Choosing a higher deductible is a common way to lower costs, but it means you’ll pay more out of pocket if a claim occurs. Balancing coverage depth with affordability is key to building a cost-effective policy.
11. Business Location and Risk Environment
The geographic location of your operations and storage sites influences your premium significantly. Businesses based in densely populated cities with heavy traffic, higher accident rates, or elevated theft risk typically pay more than those in rural or suburban areas.
Even the weather patterns of your region — such as frequent snow, ice, or storms — can impact pricing. Parking vehicles on the street or in unsecured areas overnight is also seen as a higher risk compared to storing them in locked, monitored facilities. Location-based risks are outside your control, but taking steps like enhancing storage security or adjusting operations can help offset their impact.

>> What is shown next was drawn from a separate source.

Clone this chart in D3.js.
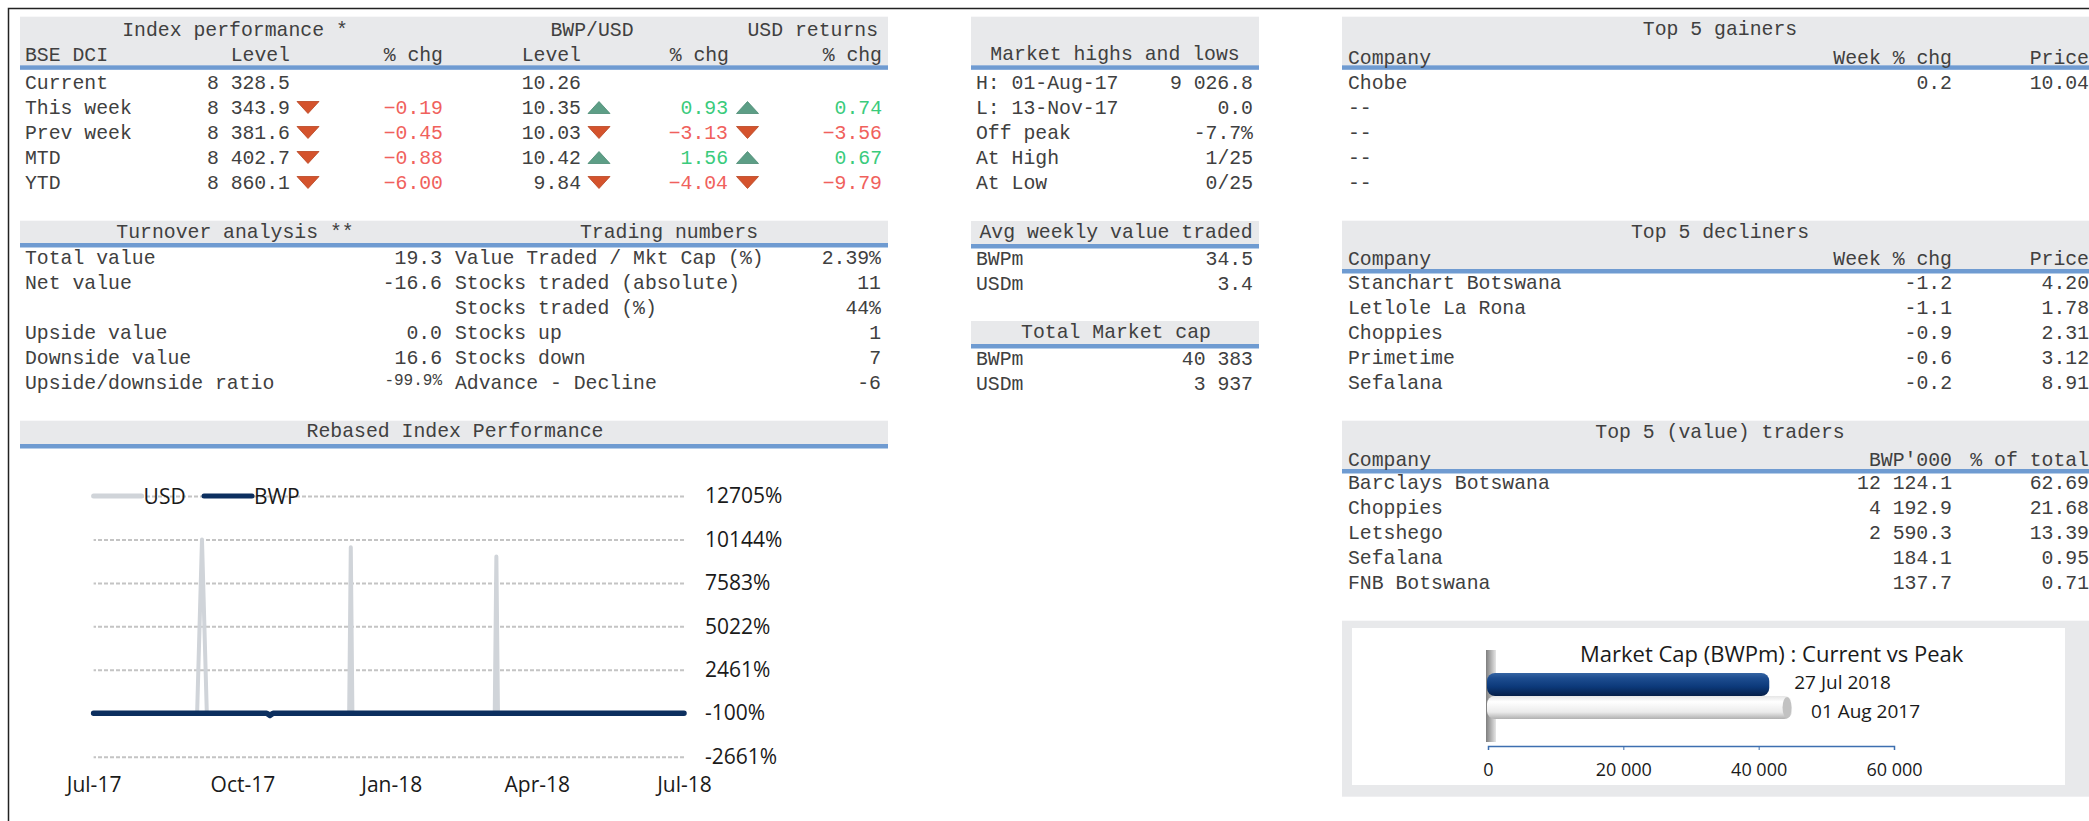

12. Broker Strategy and Policy Customization
Finally, the way your policy is structured and negotiated can influence premium costs. Working with a knowledgeable commercial insurance broker allows you to tailor coverage to your specific risk profile rather than paying for generic or unnecessary add-ons. A broker can identify discounts, negotiate better terms, and regularly review your policy to ensure it evolves with your operations. They can also advise on risk-reduction strategies that lower your exposure — such as improving driver safety programs or implementing telematics — which in turn can lead to premium savings. A tailored, broker-guided approach ensures you’re not only well-protected but also paying a fair price for your coverage.
Conclusion
Several factors influence your commercial auto insurance premium, from driver records and vehicle type to mileage, cargo, and storage. While not all risks can be controlled, maintaining safe driving practices, regular maintenance, and proper fleet management can help lower costs. Working with a knowledgeable truck insurance broker ensures you get the right coverage at the best possible rate.